There are, sadly, only three distilleries left in the area, all of which produce lighter single malts. Known as “The Lowland Ladies” for their fruity, floral flavor, they were originally popular with the English – who are, coincidentally, often considered by the Scots to be a people best suited to ladies’ drinks.

Predominant Flavors

Floral tones like grass and honeysuckle pair with sweeter notes like toffee and cinnamon.

Campbelltown

The small western coastal town of Campbelltown used to be the hub of Scotch distilling with early worldwide distribution. That is, until overproduction, American prohibition, and the depression hit sales hard.

With the majority of its bottles aged at the 10 year mark, the region is home to just three active distilleries which include Glen Scotia, Glengyle and Springbank.

Purists still consider Campbeltown one of the most important zones of Scotch production, purely because of their huge impact at the turn of the 20th century on popularizing the stuff. Single malts made there contain both the sweet and the savory, with briny, smokey notes jostling with fruit, toffee and vanilla.

​There are only three distilleries left here, including old Glengyle, which was founded in 1872, shuttered in 1925, and was just reopened in its original location in 2004.

Predominant Flavors

Among the previously mentioned brine and smoke, enthusiasts also praise the area’s distinctive (and, unless you have the palate for it, a bit off-putting) flavour of wet dog, also called wet wool.

Islay

Islay

This small island off the west coast of the mainland is only 25 miles long, but contains nine distilleries. To the uninitiated, their Scotch can be a bit intense, given that it packs a powerful wallop due to the quality of its peat (soil made of decayed moss matter).

​Considered the heavy-hitters of Scotch whisky, these spirits are usually heavily peated, often oily and even sometimes compared to iodine. Islay is home to a current eight distilleries which include Ardbeg, Bowmore, Bruichladdich, Bunnahabhain, Caol Ila, Kilchoman, Lagavulin and Laphroaig.

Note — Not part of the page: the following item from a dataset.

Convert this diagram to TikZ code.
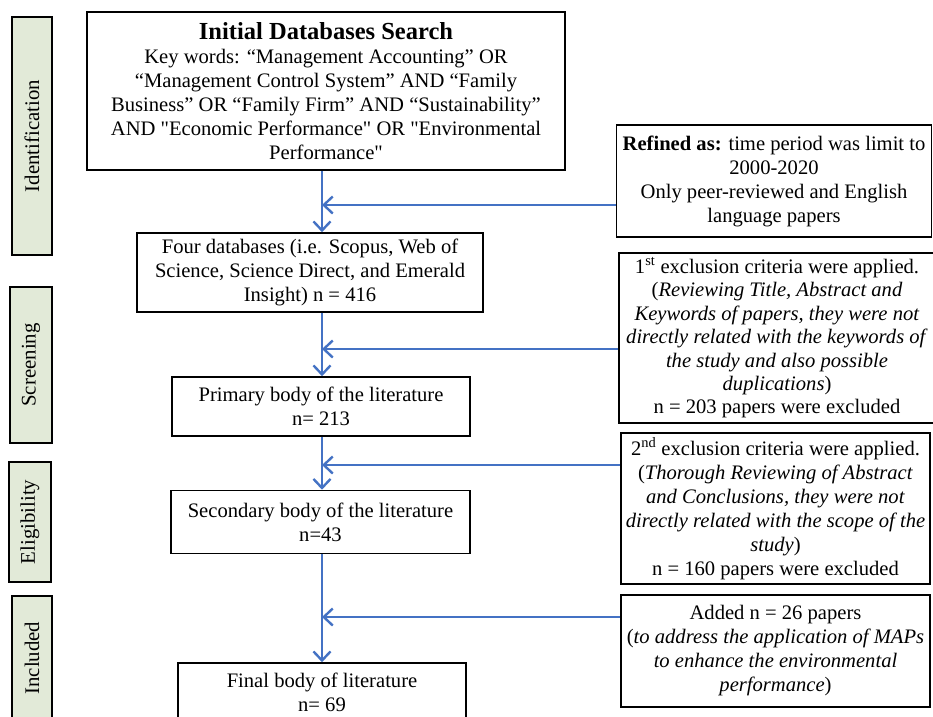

There are eight active distilleries and the industry is the island’s second largest employer after agriculture

The level of smokiness a Scotch achieves is determined by the time and type of smoldering peat the barley is exposed to during its drying process. The peat on Islay, fed on a constant diet of rain and seaspray, is particularly pungent and adds a strong smoky, earthy taste with a touch of salty seaweed. If you think you can handle it, cop a bottle of Ardbeg to put some bag on your pipes.

Predominant Flavors

Although they don’t sound appetizing, the mixture off brine, sea wood, smoke, and salt add a distinctive and intense flavour. It’s an acquired taste.